Many of the world’s leaders in the print and design industries gathered at this years’ International Printing Week hosted by Cal Poly’s Graphic Communication department. From Jan. 17 to Jan. 23, the GrC department — one of the largest and best-known graphics and printing programs of its kind in the U.S. — created the week-long forum for Cal Poly students to engage with companies like RR Donnelly, Adobe, Rochester Institute of Technology and Ricoh Americas Corporation and pay tribute to late-industry leaders through award and endowment funds.
The annual event covers trends and developments in graphic communication technology, design, printed electronics, management, packaging, software, hardware and printing processes. It also commemorates Benjamin Franklin, an early pioneer of printing technology.
Beyond the instructional and informational presentations, Print Week brought more to the academic table than merely new industry methods and advancements. Ricoh Americas Corporation, subsidiary of Ricoh Company, Ltd of Tokyo, Japan, is a leading producer of digital office automation equipment and donated a digital printing lab to Cal Poly. The lab was dedicated and demonstrated to students and faculty during Digital Printing and Ricoh day, Jan. 21.
Carl Joachim, vice president of marketing of Ricoh Americas Corporation said to the GrC department at Cal Poly during Thursday’s keynote presentation “we have a lot to learn about what (you) do.”
Joachim listed three reasons for being involved as a sponsor of the 2010 International Printing Week: gain exposure to an academic view of the industry, present Ricoh’s ideas by engaging in a dialogue with students and faculty, and find, through Cal Poly, where the industry is headed.
“Our vision was to align with a leading educational institution focused on our industry, and to provide value to students and the graphic communication industry as a whole,” Joachim said. “Giving back to our industry and ensuring our customers prosper is a social responsibility we are deeply committed to. It was clear from our first meeting together that Ricoh and Cal Poly hold shared values.”
Philanthropy was a motif at Print Week’s banquet. In addition to Ricoh’s announcement of partnership with Cal Poly, a new endowment is being formed.
A “Philosopher of Printing” Endowment, honoring the late Paul B. Kissel (1917 – 2009), who served as editor of PRINT-EQUIP News for 30 years, will soon provide GrC and Cal Poly money for scholarships and academic programming related to the print industry.
Kissel was the most senior industry journalist in the United States. He died Oct. 11, 2009, at age 91.
Head of Cal Poly’s GrC department, Dr. Harvey Levenson, spoke about Kissel during Thursday’s wrap-up banquet and commented on his importance to the industry.
“Paul Kissel was one of the most ethical, thoughtful and pleasant people in our industry,” Levenson said. “He had a long and prestigious career. He was a journalist, scholar, mentor and philosopher. We like to think of him as the ‘Printing Philosopher.'”
While the endowment is still in the establishing process, Levenson said, “I’m sure we will be able to meet the threshold of the endowment in very short order.”

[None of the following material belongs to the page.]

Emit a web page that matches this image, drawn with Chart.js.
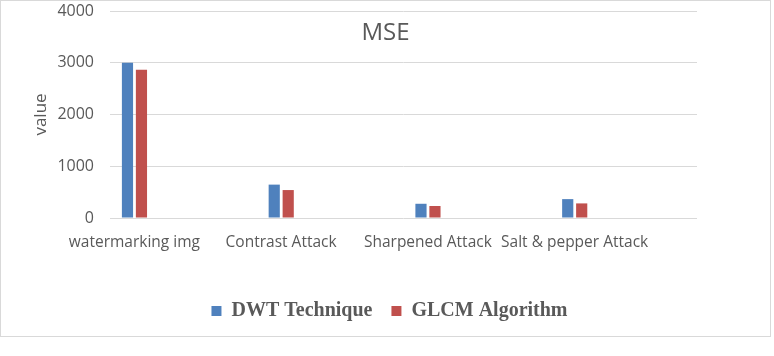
<!DOCTYPE html>
<html>
<head>
<meta charset="utf-8">
<script src="https://cdn.jsdelivr.net/npm/chart.js@4.4.0/dist/chart.umd.min.js"></script>
<style>
  body { margin: 0; background: #fff; }
  #box { position: absolute; left: 0; top: 0; width: 769px; height: 335px; border: 1px solid #d9d9d9; }
</style>
</head>
<body>
<div id="box"><canvas id="mse" width="769" height="335"></canvas></div>
<script>
const categories = ['watermarking img', 'Contrast Attack', 'Sharpened Attack', 'Salt & pepper Attack'];
const dwt_values = [3000, 645, 275, 365];
const glcm_values = [2865, 540, 232, 282];
const y_ticks = [0, 1000, 2000, 3000, 4000];

const text_color = '#595959';
const grid_color = '#d9d9d9';

// the bars in the original sit to the left of each category, like a group with empty series after them
const spacer_sets = [];
for (let i = 0; i < 7; i++) {
    spacer_sets.push({ label: '', data: [], backgroundColor: 'rgba(0,0,0,0)' });
}

// "MSE" is drawn inside the plot area, so a small plugin instead of the title box
const title_inside = {
    id: 'title_inside',
    afterDraw(chart) {
        const ctx = chart.ctx;
        ctx.save();
        ctx.font = '24px "Open Sans"';
        ctx.fillStyle = text_color;
        ctx.textAlign = 'center';
        ctx.textBaseline = 'middle';
        ctx.fillText('MSE', chart.width / 2, 32);
        ctx.restore();
    }
};

const ctx_mse = document.getElementById('mse').getContext('2d');
const mse_chart = new Chart(ctx_mse, {
    type: 'bar',
    data: {
        labels: categories,
        datasets: [
            { label: 'DWT Technique', data: dwt_values, backgroundColor: '#4f81bd' },
            { label: 'GLCM Algorithm', data: glcm_values, backgroundColor: '#c0504d' },
            ...spacer_sets
        ]
    },
    options: {
        responsive: false,
        animation: false,
        categoryPercentage: 0.857,
        barPercentage: 0.8,
        layout: { padding: { left: 8, right: 0, top: 10, bottom: 5 } },
        plugins: {
            tooltip: { enabled: false },
            legend: {
                position: 'bottom',
                labels: {
                    filter: item => item.datasetIndex < 2,
                    boxWidth: 10,
                    boxHeight: 10,
                    padding: 19,
                    color: text_color,
                    font: { family: '"Liberation Serif"', size: 20, weight: 'bold' }
                }
            }
        },
        scales: {
            x: {
                grid: { display: false, drawTicks: false },
                border: { display: false },
                ticks: {
                    autoSkip: false,
                    maxRotation: 0,
                    padding: 15,
                    labelOffset: -49,
                    color: text_color,
                    font: { family: '"Open Sans"', size: 15.5 }
                },
                afterFit: s => { s.height = 64; s.paddingLeft = 0; s.paddingRight = 0; }
            },
            y: {
                min: 0,
                max: 4000,
                afterBuildTicks: s => { s.ticks = y_ticks.map(v => ({ value: v })); },
                grid: { color: grid_color, drawTicks: false },
                border: { display: false },
                ticks: {
                    padding: 16,
                    color: text_color,
                    font: { family: '"Open Sans"', size: 16 },
                    callback: v => String(v)
                },
                title: {
                    display: true,
                    text: 'value',
                    color: text_color,
                    padding: { top: 22, bottom: 0 },
                    font: { family: '"Open Sans"', size: 17 }
                },
                afterFit: s => { s.width = 101; s.paddingTop = 0; s.paddingBottom = 0; }
            },
            y2: {
                position: 'right',
                grid: { display: false, drawTicks: false },
                border: { display: false },
                ticks: { display: false },
                afterFit: s => { s.width = 73; s.paddingTop = 0; s.paddingBottom = 0; }
            }
        }
    },
    plugins: [title_inside]
});
</script>
</body>
</html>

Once the threshold has been met, students and academic programs will be supported by the endowment that can continue to sustain itself. The award will be given annually to deserving students committed to management, technology, leadership and communication in the graphic arts profession.
Additionally, Print Week included 18 presentations and discussions on design reproduction technology and packaging, gravure and digital printing.
The week ended with the Graphic Communication Career Day, in which 16 firms participated. Over 200 students attended the Career Fair, and nearly 100 interviews were held in the afternoon by the participating companies.
Many Cal Poly GrC alumni returned to the familiar week-long event to network and recruit. Among them was Ian Redmond, Class of 2005, now president of Eagle Press, a company based in Sacramento operating under Consolidated Graphics (CGS), a national, commercial printing company.
“The increase this year in hiring reflects a strategy of Eagle and CGS to move forward while others are maintaining size,” Redmond said. “Since last winter quarter, we’ve seen some of the best applicants in a while.”
The heightened quality of applicants from Cal Poly and other national programs could be greatly influenced by the shortage of job offers as a result of companies cutting back and recruiting less, and in short term turning applicants more competitive.
This competition has pushed Cal Poly’s GrC department and its students to the forefront, acting as a resource for even the largest of front-running companies.